| GOAL |
Give the listing again exactly, omitting its images.
╔══
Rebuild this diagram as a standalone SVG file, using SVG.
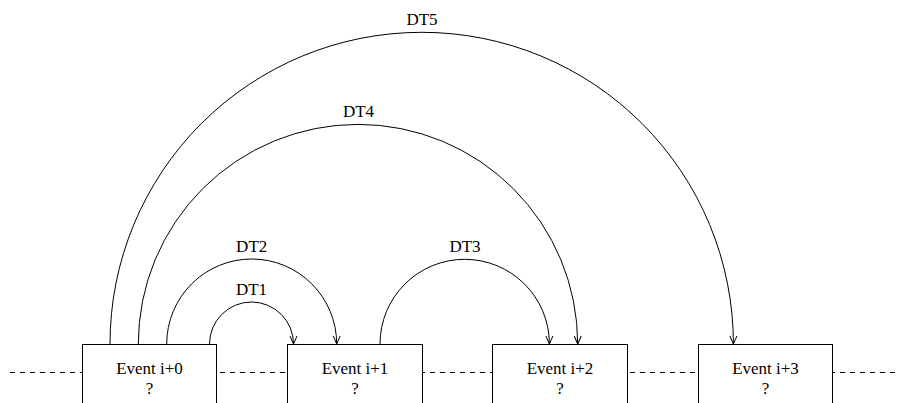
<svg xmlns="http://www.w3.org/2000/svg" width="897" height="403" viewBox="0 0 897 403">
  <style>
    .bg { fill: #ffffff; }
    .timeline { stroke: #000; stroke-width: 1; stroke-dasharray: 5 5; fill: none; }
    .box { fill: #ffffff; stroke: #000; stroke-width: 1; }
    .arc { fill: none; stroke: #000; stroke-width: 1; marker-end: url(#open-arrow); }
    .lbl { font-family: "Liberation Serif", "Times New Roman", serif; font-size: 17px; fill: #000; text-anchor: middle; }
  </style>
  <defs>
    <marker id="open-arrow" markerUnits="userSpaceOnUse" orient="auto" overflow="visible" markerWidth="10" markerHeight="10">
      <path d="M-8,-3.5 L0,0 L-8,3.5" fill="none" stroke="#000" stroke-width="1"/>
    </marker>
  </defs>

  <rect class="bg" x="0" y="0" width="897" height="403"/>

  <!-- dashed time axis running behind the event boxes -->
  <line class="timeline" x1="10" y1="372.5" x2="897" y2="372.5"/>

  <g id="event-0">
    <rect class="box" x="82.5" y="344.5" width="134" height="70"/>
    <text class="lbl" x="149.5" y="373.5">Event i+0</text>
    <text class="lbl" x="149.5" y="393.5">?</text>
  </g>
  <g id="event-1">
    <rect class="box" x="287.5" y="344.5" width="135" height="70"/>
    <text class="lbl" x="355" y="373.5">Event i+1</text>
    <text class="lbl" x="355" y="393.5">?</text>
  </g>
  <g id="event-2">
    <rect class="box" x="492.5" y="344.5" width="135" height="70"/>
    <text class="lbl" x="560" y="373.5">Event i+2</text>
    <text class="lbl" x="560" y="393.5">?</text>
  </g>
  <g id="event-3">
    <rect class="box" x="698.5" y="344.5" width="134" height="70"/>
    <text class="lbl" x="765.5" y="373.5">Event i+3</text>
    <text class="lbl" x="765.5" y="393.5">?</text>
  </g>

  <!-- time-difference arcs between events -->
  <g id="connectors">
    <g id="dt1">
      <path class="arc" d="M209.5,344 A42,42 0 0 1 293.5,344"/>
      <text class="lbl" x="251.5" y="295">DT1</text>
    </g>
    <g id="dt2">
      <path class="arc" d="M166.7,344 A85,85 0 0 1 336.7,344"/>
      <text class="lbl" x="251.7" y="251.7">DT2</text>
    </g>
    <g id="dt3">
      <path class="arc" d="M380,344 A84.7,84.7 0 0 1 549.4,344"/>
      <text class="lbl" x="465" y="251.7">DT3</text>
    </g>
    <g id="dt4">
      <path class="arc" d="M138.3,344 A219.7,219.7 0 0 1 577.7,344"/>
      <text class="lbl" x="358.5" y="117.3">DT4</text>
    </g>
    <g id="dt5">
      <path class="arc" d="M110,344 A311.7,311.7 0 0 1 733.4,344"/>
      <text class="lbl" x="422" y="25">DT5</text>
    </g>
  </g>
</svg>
╚══
| SOLUTION TO THIS EXERCISE |
Rebuild this diagram as a standalone SVG file, using SVG.
<svg xmlns="http://www.w3.org/2000/svg" width="897" height="403" viewBox="0 0 897 403">
  <style>
    .bg { fill: #ffffff; }
    .timeline { stroke: #000; stroke-width: 1; stroke-dasharray: 5 5; fill: none; }
    .box { fill: #ffffff; stroke: #000; stroke-width: 1; }
    .arc { fill: none; stroke: #000; stroke-width: 1; marker-end: url(#open-arrow); }
    .lbl { font-family: "Liberation Serif", "Times New Roman", serif; font-size: 17px; fill: #000; text-anchor: middle; }
  </style>
  <defs>
    <marker id="open-arrow" markerUnits="userSpaceOnUse" orient="auto" overflow="visible" markerWidth="10" markerHeight="10">
      <path d="M-8,-3.5 L0,0 L-8,3.5" fill="none" stroke="#000" stroke-width="1"/>
    </marker>
  </defs>

  <rect class="bg" x="0" y="0" width="897" height="403"/>

  <!-- dashed time axis running behind the event boxes -->
  <line class="timeline" x1="10" y1="372.5" x2="897" y2="372.5"/>

  <g id="event-0">
    <rect class="box" x="82.5" y="344.5" width="134" height="70"/>
    <text class="lbl" x="149.5" y="373.5">Event i+0</text>
    <text class="lbl" x="149.5" y="393.5">?</text>
  </g>
  <g id="event-1">
    <rect class="box" x="287.5" y="344.5" width="135" height="70"/>
    <text class="lbl" x="355" y="373.5">Event i+1</text>
    <text class="lbl" x="355" y="393.5">?</text>
  </g>
  <g id="event-2">
    <rect class="box" x="492.5" y="344.5" width="135" height="70"/>
    <text class="lbl" x="560" y="373.5">Event i+2</text>
    <text class="lbl" x="560" y="393.5">?</text>
  </g>
  <g id="event-3">
    <rect class="box" x="698.5" y="344.5" width="134" height="70"/>
    <text class="lbl" x="765.5" y="373.5">Event i+3</text>
    <text class="lbl" x="765.5" y="393.5">?</text>
  </g>

  <!-- time-difference arcs between events -->
  <g id="connectors">
    <g id="dt1">
      <path class="arc" d="M209.5,344 A42,42 0 0 1 293.5,344"/>
      <text class="lbl" x="251.5" y="295">DT1</text>
    </g>
    <g id="dt2">
      <path class="arc" d="M166.7,344 A85,85 0 0 1 336.7,344"/>
      <text class="lbl" x="251.7" y="251.7">DT2</text>
    </g>
    <g id="dt3">
      <path class="arc" d="M380,344 A84.7,84.7 0 0 1 549.4,344"/>
      <text class="lbl" x="465" y="251.7">DT3</text>
    </g>
    <g id="dt4">
      <path class="arc" d="M138.3,344 A219.7,219.7 0 0 1 577.7,344"/>
      <text class="lbl" x="358.5" y="117.3">DT4</text>
    </g>
    <g id="dt5">
      <path class="arc" d="M110,344 A311.7,311.7 0 0 1 733.4,344"/>
      <text class="lbl" x="422" y="25">DT5</text>
    </g>
  </g>
</svg>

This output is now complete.